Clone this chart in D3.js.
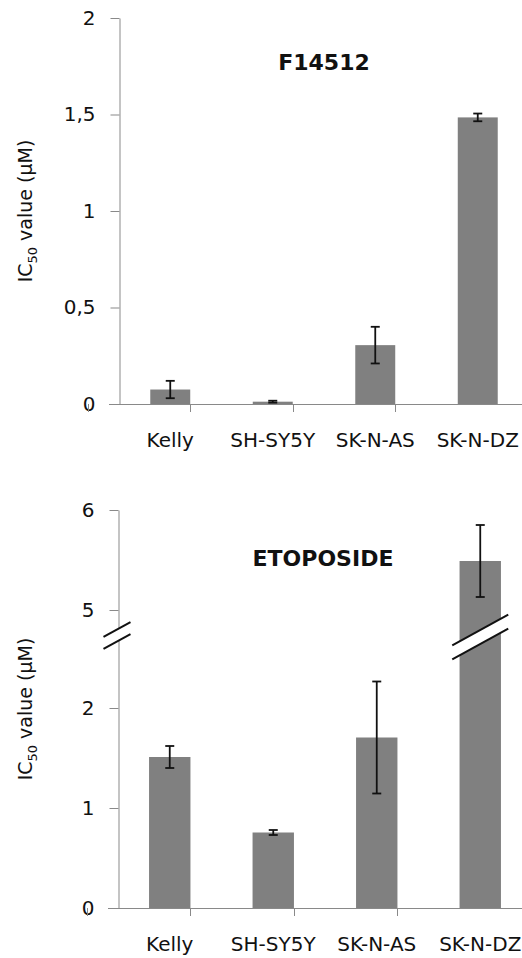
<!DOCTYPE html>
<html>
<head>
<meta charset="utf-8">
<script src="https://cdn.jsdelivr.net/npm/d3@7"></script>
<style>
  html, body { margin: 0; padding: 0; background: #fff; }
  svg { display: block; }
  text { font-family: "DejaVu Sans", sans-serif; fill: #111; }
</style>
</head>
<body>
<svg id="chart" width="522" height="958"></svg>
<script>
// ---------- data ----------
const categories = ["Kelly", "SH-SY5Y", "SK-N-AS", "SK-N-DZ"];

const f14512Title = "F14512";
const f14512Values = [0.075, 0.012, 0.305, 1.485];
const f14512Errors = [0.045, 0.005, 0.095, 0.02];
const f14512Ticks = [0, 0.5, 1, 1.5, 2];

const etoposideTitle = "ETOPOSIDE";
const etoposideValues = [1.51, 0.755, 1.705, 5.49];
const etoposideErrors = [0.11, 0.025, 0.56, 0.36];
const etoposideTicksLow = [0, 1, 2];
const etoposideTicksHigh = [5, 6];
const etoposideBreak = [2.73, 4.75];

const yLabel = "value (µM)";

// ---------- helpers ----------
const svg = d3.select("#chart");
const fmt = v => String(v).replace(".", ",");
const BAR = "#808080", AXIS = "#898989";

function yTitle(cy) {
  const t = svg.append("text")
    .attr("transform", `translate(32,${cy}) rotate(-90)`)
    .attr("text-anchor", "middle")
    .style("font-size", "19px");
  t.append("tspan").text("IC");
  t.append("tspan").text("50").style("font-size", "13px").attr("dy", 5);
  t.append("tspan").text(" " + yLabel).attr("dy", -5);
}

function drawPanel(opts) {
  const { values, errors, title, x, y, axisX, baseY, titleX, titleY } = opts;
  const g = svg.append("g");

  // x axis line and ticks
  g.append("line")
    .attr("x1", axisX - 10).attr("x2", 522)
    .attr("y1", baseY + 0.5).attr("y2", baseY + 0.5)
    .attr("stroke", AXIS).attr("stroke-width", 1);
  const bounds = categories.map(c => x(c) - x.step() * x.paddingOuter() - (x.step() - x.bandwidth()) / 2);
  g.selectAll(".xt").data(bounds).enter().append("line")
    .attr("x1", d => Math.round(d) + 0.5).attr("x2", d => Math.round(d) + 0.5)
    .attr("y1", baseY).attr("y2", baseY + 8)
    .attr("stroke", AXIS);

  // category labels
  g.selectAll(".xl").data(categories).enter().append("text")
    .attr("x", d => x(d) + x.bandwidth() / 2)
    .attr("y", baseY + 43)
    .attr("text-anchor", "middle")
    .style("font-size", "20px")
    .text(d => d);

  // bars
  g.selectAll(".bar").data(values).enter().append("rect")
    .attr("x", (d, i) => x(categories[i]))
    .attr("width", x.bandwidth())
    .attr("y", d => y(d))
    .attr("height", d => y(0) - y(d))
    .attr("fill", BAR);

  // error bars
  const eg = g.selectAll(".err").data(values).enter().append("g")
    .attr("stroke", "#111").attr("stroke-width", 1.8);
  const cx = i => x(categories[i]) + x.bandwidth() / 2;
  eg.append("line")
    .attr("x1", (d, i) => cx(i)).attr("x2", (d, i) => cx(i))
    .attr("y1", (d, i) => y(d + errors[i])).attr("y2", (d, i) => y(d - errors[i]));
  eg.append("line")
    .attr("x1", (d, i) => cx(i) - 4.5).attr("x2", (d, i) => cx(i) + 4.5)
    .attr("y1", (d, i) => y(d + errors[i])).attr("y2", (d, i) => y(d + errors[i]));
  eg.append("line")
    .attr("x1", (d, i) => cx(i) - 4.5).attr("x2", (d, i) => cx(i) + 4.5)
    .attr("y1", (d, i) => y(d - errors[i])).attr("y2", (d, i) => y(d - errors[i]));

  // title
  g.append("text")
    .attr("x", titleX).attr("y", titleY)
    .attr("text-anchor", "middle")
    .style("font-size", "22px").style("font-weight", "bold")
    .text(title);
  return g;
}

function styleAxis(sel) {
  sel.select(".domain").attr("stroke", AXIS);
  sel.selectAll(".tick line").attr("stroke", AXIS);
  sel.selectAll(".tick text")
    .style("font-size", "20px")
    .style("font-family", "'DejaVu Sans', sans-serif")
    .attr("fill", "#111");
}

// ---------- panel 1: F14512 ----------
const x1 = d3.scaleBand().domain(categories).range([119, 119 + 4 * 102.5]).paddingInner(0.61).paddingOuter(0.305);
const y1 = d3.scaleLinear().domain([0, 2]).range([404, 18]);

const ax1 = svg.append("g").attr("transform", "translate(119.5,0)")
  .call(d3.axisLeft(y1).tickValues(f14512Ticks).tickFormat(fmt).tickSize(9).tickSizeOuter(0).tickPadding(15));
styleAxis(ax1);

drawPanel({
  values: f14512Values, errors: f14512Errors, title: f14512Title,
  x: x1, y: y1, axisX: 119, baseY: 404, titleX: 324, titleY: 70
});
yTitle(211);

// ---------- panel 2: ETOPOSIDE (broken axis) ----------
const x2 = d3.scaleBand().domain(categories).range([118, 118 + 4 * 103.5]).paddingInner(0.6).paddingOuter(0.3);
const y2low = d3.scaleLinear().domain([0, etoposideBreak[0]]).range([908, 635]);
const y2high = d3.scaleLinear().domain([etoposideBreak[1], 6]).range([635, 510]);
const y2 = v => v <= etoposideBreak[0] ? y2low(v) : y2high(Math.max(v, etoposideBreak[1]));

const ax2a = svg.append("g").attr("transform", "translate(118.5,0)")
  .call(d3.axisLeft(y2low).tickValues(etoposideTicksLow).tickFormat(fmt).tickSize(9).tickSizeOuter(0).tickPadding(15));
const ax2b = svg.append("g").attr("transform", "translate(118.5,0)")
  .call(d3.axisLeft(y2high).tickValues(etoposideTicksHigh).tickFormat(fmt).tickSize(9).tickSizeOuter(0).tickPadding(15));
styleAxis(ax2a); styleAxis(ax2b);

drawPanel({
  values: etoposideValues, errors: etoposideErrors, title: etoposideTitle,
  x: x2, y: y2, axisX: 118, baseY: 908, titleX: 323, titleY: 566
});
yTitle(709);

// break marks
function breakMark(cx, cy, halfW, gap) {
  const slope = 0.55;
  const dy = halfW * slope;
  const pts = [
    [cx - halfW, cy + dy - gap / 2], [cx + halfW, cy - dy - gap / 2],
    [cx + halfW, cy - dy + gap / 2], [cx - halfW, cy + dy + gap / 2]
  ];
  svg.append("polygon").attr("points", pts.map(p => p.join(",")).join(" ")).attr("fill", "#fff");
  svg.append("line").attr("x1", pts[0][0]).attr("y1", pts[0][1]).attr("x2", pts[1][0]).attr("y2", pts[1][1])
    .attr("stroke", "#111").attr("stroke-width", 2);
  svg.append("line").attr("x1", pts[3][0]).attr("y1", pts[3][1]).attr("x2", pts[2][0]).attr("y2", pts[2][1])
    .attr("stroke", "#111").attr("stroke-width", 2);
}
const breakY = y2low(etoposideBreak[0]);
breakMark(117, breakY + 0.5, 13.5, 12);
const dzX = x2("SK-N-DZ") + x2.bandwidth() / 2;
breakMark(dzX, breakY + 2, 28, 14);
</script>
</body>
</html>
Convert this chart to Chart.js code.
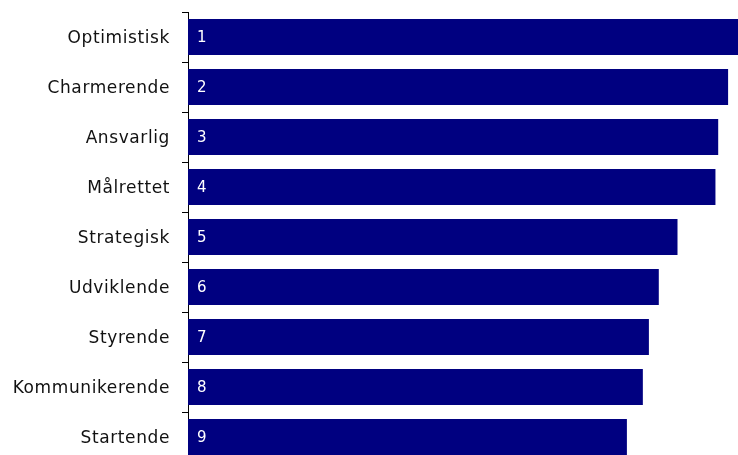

*****

=== WHAT IS REQUIRED ===
Reproduce every entry exactly, but omit each picture.

=== WORKED SOLUTION ===
Clone this chart in D3.js.
<!DOCTYPE html>
<html>
<head>
<meta charset="utf-8">
<script src="https://cdn.jsdelivr.net/npm/d3@7"></script>
<style>
  html, body { margin: 0; padding: 0; background: #fff; }
  svg { display: block; }
  text { font-family: "DejaVu Sans", sans-serif; fill: #111; }
</style>
</head>
<body>
<svg id="chart" width="522" height="958"></svg>
<script>
// ---------- data ----------
const categories = ["Kelly", "SH-SY5Y", "SK-N-AS", "SK-N-DZ"];

const f14512Title = "F14512";
const f14512Values = [0.075, 0.012, 0.305, 1.485];
const f14512Errors = [0.045, 0.005, 0.095, 0.02];
const f14512Ticks = [0, 0.5, 1, 1.5, 2];

const etoposideTitle = "ETOPOSIDE";
const etoposideValues = [1.51, 0.755, 1.705, 5.49];
const etoposideErrors = [0.11, 0.025, 0.56, 0.36];
const etoposideTicksLow = [0, 1, 2];
const etoposideTicksHigh = [5, 6];
const etoposideBreak = [2.73, 4.75];

const yLabel = "value (µM)";

// ---------- helpers ----------
const svg = d3.select("#chart");
const fmt = v => String(v).replace(".", ",");
const BAR = "#808080", AXIS = "#898989";

function yTitle(cy) {
  const t = svg.append("text")
    .attr("transform", `translate(32,${cy}) rotate(-90)`)
    .attr("text-anchor", "middle")
    .style("font-size", "19px");
  t.append("tspan").text("IC");
  t.append("tspan").text("50").style("font-size", "13px").attr("dy", 5);
  t.append("tspan").text(" " + yLabel).attr("dy", -5);
}

function drawPanel(opts) {
  const { values, errors, title, x, y, axisX, baseY, titleX, titleY } = opts;
  const g = svg.append("g");

  // x axis line and ticks
  g.append("line")
    .attr("x1", axisX - 10).attr("x2", 522)
    .attr("y1", baseY + 0.5).attr("y2", baseY + 0.5)
    .attr("stroke", AXIS).attr("stroke-width", 1);
  const bounds = categories.map(c => x(c) - x.step() * x.paddingOuter() - (x.step() - x.bandwidth()) / 2);
  g.selectAll(".xt").data(bounds).enter().append("line")
    .attr("x1", d => Math.round(d) + 0.5).attr("x2", d => Math.round(d) + 0.5)
    .attr("y1", baseY).attr("y2", baseY + 8)
    .attr("stroke", AXIS);

  // category labels
  g.selectAll(".xl").data(categories).enter().append("text")
    .attr("x", d => x(d) + x.bandwidth() / 2)
    .attr("y", baseY + 43)
    .attr("text-anchor", "middle")
    .style("font-size", "20px")
    .text(d => d);

  // bars
  g.selectAll(".bar").data(values).enter().append("rect")
    .attr("x", (d, i) => x(categories[i]))
    .attr("width", x.bandwidth())
    .attr("y", d => y(d))
    .attr("height", d => y(0) - y(d))
    .attr("fill", BAR);

  // error bars
  const eg = g.selectAll(".err").data(values).enter().append("g")
    .attr("stroke", "#111").attr("stroke-width", 1.8);
  const cx = i => x(categories[i]) + x.bandwidth() / 2;
  eg.append("line")
    .attr("x1", (d, i) => cx(i)).attr("x2", (d, i) => cx(i))
    .attr("y1", (d, i) => y(d + errors[i])).attr("y2", (d, i) => y(d - errors[i]));
  eg.append("line")
    .attr("x1", (d, i) => cx(i) - 4.5).attr("x2", (d, i) => cx(i) + 4.5)
    .attr("y1", (d, i) => y(d + errors[i])).attr("y2", (d, i) => y(d + errors[i]));
  eg.append("line")
    .attr("x1", (d, i) => cx(i) - 4.5).attr("x2", (d, i) => cx(i) + 4.5)
    .attr("y1", (d, i) => y(d - errors[i])).attr("y2", (d, i) => y(d - errors[i]));

  // title
  g.append("text")
    .attr("x", titleX).attr("y", titleY)
    .attr("text-anchor", "middle")
    .style("font-size", "22px").style("font-weight", "bold")
    .text(title);
  return g;
}

function styleAxis(sel) {
  sel.select(".domain").attr("stroke", AXIS);
  sel.selectAll(".tick line").attr("stroke", AXIS);
  sel.selectAll(".tick text")
    .style("font-size", "20px")
    .style("font-family", "'DejaVu Sans', sans-serif")
    .attr("fill", "#111");
}

// ---------- panel 1: F14512 ----------
const x1 = d3.scaleBand().domain(categories).range([119, 119 + 4 * 102.5]).paddingInner(0.61).paddingOuter(0.305);
const y1 = d3.scaleLinear().domain([0, 2]).range([404, 18]);

const ax1 = svg.append("g").attr("transform", "translate(119.5,0)")
  .call(d3.axisLeft(y1).tickValues(f14512Ticks).tickFormat(fmt).tickSize(9).tickSizeOuter(0).tickPadding(15));
styleAxis(ax1);

drawPanel({
  values: f14512Values, errors: f14512Errors, title: f14512Title,
  x: x1, y: y1, axisX: 119, baseY: 404, titleX: 324, titleY: 70
});
yTitle(211);

// ---------- panel 2: ETOPOSIDE (broken axis) ----------
const x2 = d3.scaleBand().domain(categories).range([118, 118 + 4 * 103.5]).paddingInner(0.6).paddingOuter(0.3);
const y2low = d3.scaleLinear().domain([0, etoposideBreak[0]]).range([908, 635]);
const y2high = d3.scaleLinear().domain([etoposideBreak[1], 6]).range([635, 510]);
const y2 = v => v <= etoposideBreak[0] ? y2low(v) : y2high(Math.max(v, etoposideBreak[1]));

const ax2a = svg.append("g").attr("transform", "translate(118.5,0)")
  .call(d3.axisLeft(y2low).tickValues(etoposideTicksLow).tickFormat(fmt).tickSize(9).tickSizeOuter(0).tickPadding(15));
const ax2b = svg.append("g").attr("transform", "translate(118.5,0)")
  .call(d3.axisLeft(y2high).tickValues(etoposideTicksHigh).tickFormat(fmt).tickSize(9).tickSizeOuter(0).tickPadding(15));
styleAxis(ax2a); styleAxis(ax2b);

drawPanel({
  values: etoposideValues, errors: etoposideErrors, title: etoposideTitle,
  x: x2, y: y2, axisX: 118, baseY: 908, titleX: 323, titleY: 566
});
yTitle(709);

// break marks
function breakMark(cx, cy, halfW, gap) {
  const slope = 0.55;
  const dy = halfW * slope;
  const pts = [
    [cx - halfW, cy + dy - gap / 2], [cx + halfW, cy - dy - gap / 2],
    [cx + halfW, cy - dy + gap / 2], [cx - halfW, cy + dy + gap / 2]
  ];
  svg.append("polygon").attr("points", pts.map(p => p.join(",")).join(" ")).attr("fill", "#fff");
  svg.append("line").attr("x1", pts[0][0]).attr("y1", pts[0][1]).attr("x2", pts[1][0]).attr("y2", pts[1][1])
    .attr("stroke", "#111").attr("stroke-width", 2);
  svg.append("line").attr("x1", pts[3][0]).attr("y1", pts[3][1]).attr("x2", pts[2][0]).attr("y2", pts[2][1])
    .attr("stroke", "#111").attr("stroke-width", 2);
}
const breakY = y2low(etoposideBreak[0]);
breakMark(117, breakY + 0.5, 13.5, 12);
const dzX = x2("SK-N-DZ") + x2.bandwidth() / 2;
breakMark(dzX, breakY + 2, 28, 14);
</script>
</body>
</html>
Convert this chart to Chart.js code.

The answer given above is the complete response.